Task directions: Repeat exactly the lines from the start through the line with "fig = plt.figure(figsize=(W", both ends included.

Material for this exercise:
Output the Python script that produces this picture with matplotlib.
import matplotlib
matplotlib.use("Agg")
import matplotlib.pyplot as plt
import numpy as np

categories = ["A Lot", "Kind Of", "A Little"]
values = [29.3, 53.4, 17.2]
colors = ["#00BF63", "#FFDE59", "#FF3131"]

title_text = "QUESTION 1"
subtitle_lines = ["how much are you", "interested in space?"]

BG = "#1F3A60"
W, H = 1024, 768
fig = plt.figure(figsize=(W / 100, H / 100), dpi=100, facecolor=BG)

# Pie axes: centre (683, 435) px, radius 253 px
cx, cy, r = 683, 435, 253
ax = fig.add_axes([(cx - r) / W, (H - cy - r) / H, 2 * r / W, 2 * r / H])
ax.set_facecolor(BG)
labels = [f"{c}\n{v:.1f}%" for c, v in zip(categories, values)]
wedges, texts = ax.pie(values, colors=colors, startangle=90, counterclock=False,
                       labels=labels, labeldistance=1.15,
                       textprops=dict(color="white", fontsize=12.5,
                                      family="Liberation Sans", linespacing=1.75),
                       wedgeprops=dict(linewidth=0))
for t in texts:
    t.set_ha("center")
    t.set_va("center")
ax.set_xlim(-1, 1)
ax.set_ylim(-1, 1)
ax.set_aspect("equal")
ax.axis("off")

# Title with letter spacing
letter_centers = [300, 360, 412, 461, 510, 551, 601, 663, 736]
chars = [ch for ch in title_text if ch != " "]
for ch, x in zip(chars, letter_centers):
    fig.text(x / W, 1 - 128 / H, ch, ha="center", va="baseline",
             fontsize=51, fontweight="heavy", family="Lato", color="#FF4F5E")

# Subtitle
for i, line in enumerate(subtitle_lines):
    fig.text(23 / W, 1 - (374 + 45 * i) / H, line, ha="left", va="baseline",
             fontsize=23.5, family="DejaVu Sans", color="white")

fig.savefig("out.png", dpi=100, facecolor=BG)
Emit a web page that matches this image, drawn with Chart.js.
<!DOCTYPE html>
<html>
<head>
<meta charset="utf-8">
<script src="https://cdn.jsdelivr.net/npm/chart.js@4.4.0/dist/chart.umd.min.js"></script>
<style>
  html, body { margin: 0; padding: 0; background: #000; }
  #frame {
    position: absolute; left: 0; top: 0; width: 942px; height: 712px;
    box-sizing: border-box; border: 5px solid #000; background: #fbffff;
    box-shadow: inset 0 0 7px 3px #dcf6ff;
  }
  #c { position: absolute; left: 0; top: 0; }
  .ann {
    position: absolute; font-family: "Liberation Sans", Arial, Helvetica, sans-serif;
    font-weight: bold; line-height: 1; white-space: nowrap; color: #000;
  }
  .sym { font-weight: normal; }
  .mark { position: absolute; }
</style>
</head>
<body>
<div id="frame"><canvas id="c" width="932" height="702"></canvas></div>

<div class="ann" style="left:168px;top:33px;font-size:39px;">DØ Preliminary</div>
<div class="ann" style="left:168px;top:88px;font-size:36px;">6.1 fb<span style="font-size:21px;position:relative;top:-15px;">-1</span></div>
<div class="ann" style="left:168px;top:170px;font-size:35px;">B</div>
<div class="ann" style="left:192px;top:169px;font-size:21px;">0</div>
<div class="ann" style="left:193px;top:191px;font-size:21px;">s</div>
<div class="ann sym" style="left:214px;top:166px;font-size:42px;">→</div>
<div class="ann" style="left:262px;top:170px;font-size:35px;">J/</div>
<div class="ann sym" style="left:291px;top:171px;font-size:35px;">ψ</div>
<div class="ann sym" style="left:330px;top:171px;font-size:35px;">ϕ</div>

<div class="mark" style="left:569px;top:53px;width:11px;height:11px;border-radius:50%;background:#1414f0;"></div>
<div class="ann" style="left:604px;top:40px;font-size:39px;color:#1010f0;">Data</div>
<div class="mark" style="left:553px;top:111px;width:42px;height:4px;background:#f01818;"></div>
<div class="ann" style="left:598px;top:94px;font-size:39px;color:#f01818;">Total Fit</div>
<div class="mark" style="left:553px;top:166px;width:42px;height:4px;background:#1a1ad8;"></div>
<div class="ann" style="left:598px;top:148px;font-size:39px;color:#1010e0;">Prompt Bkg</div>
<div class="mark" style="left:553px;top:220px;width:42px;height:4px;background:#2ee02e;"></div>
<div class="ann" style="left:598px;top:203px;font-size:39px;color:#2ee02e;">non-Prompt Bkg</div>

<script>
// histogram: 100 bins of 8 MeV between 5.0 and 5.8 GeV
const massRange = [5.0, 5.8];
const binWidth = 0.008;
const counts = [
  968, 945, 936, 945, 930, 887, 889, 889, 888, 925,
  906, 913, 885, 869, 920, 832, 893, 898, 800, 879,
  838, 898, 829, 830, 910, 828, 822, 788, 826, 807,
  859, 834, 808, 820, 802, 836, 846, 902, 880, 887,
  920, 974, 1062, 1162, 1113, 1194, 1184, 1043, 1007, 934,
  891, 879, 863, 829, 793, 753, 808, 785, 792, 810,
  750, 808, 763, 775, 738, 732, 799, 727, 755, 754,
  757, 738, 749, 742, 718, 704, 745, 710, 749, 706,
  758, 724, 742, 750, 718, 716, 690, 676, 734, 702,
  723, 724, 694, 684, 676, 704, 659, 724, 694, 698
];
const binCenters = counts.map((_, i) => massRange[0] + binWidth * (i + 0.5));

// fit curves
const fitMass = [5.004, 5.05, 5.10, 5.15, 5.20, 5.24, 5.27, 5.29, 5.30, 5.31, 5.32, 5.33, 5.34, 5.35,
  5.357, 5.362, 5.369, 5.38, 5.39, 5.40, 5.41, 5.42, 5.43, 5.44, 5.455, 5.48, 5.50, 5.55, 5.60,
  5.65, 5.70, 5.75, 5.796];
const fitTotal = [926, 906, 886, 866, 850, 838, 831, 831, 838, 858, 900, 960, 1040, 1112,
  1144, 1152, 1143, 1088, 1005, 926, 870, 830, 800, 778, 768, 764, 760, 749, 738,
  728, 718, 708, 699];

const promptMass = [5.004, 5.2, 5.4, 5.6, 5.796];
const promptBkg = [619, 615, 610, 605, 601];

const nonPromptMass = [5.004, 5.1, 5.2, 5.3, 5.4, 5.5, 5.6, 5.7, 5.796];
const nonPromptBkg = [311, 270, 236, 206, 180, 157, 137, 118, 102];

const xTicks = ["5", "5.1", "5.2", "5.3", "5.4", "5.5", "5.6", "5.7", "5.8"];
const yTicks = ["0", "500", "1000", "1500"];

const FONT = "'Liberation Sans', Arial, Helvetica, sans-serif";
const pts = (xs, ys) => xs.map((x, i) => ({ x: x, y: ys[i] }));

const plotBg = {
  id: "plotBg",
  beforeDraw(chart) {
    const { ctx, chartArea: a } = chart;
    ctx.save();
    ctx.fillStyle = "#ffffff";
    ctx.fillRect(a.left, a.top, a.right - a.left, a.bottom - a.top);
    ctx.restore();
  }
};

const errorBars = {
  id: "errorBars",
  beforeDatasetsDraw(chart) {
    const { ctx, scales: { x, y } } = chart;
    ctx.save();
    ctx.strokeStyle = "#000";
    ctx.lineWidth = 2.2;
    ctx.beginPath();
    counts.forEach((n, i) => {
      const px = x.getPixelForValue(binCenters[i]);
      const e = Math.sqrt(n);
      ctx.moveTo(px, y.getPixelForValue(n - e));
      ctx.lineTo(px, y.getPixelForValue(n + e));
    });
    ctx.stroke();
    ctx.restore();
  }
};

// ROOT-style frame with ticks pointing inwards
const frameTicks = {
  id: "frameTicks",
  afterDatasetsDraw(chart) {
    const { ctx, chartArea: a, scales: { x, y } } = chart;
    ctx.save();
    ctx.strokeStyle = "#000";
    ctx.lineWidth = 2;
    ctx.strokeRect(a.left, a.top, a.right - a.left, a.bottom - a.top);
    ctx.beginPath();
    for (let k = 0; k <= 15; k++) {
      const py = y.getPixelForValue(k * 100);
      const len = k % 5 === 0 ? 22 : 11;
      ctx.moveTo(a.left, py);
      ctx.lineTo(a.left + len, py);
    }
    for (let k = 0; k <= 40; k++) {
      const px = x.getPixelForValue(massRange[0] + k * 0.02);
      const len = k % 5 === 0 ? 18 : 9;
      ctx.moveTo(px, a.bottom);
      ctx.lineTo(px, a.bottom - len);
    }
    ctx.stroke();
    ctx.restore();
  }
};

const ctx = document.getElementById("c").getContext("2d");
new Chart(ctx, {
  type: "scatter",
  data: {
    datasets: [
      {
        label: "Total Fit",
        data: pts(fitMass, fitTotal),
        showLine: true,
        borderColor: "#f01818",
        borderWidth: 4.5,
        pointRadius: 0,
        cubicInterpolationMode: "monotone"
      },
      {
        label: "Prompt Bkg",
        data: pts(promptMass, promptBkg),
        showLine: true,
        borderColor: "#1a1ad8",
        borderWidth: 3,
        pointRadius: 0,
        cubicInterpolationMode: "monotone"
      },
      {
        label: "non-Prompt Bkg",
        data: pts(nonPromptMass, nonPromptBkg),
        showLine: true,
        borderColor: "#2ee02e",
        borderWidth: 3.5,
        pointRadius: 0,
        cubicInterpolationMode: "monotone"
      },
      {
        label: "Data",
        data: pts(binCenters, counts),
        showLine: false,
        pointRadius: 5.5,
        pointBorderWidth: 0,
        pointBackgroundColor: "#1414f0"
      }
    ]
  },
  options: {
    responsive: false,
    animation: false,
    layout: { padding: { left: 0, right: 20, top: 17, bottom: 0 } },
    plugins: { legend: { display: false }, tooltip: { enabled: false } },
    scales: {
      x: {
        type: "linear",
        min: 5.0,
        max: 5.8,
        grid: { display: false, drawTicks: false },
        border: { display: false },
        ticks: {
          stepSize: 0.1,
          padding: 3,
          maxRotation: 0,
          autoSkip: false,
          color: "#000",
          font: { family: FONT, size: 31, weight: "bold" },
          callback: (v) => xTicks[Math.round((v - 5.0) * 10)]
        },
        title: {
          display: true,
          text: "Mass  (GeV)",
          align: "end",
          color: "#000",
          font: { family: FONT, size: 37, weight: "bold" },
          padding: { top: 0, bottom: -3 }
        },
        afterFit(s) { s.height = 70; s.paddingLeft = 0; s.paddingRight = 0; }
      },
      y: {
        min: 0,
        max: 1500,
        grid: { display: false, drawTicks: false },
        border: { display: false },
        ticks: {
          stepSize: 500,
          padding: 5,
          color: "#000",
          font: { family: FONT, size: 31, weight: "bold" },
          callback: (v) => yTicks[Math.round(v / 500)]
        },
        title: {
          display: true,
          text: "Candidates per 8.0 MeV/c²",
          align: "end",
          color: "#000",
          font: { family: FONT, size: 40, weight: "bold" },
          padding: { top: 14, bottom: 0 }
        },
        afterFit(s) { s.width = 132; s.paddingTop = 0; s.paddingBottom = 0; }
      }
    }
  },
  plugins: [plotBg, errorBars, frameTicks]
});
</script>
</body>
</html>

Worked solution:
Output the Python script that produces this picture with matplotlib.
import matplotlib
matplotlib.use("Agg")
import matplotlib.pyplot as plt
import numpy as np

categories = ["A Lot", "Kind Of", "A Little"]
values = [29.3, 53.4, 17.2]
colors = ["#00BF63", "#FFDE59", "#FF3131"]

title_text = "QUESTION 1"
subtitle_lines = ["how much are you", "interested in space?"]

BG = "#1F3A60"
W, H = 1024, 768
fig = plt.figure(figsize=(W / 100, H / 100), dpi=100, facecolor=BG)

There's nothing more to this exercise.